Agbaeze. E.K, Nwonu, Christopher O, Nwoba, M. O. E


Fiscal policy is the planning of revenue and expenditure levels and pattern by government to influence the circular flow, or specifically to promote full employment production, price stability and national welfare. The need for a more stable macro-economic environment in Nigeria through sound fiscal and monetary actions is still paramount. This study investigated the impact of fiscal policy instability on Foreign Direct Investment (FDI). The objective of this study was to find out if measures of fiscal policy a significant effect on the FDI instability. The data used for this study was obtained through secondary source. This data included Nigeria’s gross domestic product, foreign direct investment, government revenue, government expenditure, balance of payment and government total debt from 2000-2014. Data showing the Foreign Direct Investment (FDI) from 2000-2014 was also obtained. The regression analysis technique was used to test the hypotheses.
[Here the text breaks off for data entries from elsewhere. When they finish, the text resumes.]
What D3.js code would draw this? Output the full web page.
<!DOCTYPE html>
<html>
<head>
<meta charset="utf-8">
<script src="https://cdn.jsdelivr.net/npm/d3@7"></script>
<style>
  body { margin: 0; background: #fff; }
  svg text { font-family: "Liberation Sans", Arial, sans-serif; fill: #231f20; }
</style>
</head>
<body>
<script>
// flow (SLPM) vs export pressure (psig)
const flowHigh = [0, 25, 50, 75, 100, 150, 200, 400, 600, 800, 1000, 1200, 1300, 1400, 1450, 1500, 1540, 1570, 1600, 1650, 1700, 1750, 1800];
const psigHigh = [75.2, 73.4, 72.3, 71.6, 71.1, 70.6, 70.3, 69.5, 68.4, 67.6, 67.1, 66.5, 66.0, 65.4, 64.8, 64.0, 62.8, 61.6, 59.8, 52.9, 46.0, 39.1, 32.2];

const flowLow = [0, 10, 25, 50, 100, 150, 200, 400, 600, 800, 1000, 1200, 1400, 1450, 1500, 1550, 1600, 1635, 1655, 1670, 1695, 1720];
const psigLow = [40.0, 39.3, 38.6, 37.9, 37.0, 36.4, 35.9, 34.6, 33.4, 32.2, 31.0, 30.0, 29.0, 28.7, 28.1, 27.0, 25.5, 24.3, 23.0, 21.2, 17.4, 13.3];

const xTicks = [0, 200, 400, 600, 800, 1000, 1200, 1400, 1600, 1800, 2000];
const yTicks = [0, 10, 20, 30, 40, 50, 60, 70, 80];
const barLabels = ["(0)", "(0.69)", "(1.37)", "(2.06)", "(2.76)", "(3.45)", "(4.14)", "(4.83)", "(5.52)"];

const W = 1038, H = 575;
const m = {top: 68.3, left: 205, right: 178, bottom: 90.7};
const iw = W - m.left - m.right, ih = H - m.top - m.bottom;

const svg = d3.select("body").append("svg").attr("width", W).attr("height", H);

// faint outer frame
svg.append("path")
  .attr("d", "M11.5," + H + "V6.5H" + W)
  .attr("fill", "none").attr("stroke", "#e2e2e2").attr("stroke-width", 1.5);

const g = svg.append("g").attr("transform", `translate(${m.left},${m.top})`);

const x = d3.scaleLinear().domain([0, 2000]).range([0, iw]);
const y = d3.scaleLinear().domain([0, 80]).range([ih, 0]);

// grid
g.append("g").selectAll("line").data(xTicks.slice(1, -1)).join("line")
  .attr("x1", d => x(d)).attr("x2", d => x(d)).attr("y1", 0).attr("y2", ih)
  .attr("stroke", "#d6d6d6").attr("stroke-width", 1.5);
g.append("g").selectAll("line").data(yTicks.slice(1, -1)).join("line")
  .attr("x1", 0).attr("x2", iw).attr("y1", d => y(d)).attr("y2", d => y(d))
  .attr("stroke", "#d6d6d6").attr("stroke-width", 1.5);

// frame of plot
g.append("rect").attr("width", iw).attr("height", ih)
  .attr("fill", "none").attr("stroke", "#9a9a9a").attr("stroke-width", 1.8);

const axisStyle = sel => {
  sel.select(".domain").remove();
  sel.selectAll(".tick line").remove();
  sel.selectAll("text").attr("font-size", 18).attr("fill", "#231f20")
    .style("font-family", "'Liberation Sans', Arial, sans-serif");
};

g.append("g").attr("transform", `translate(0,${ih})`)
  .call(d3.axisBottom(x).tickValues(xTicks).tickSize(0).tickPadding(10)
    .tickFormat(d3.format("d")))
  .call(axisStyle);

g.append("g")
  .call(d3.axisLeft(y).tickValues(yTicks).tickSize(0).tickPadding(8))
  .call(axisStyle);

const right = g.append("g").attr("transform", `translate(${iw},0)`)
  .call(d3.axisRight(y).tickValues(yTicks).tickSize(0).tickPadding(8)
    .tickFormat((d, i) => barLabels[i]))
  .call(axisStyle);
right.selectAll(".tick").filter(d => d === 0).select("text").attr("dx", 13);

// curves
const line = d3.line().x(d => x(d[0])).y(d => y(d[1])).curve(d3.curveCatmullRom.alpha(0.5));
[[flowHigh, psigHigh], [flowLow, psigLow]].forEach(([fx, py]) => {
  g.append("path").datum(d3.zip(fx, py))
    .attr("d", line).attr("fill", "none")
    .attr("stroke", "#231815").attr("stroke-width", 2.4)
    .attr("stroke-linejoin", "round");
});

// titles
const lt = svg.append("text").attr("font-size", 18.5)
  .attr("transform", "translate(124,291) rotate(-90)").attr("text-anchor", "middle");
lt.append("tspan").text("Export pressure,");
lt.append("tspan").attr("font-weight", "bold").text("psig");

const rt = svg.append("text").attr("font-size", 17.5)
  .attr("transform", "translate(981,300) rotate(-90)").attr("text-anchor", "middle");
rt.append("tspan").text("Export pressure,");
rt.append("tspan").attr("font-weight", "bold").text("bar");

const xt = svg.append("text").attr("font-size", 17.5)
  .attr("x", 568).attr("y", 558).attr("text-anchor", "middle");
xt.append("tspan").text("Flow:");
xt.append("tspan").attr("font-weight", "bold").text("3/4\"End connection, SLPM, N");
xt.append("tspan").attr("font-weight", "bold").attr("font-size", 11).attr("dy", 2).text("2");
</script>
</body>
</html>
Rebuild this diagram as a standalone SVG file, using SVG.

The study founded that coefficient of determination R2 explained a total variation of 93% (percent) of the dependent variable (FDI) which means that measures of fiscal policy instability are important predictor of FDI. The study revealed that fiscal policy measures of the federal government have not significantly improved FDI. The study concluded that Fiscal Policy instability on FDI could be as a result of the insufficient domestic investment to accelerate growth, hence, recommended that there should be improvement in the overall fiscal operations of the Federal Government to ensure sound and stable macroeconomic environment that will attract investors.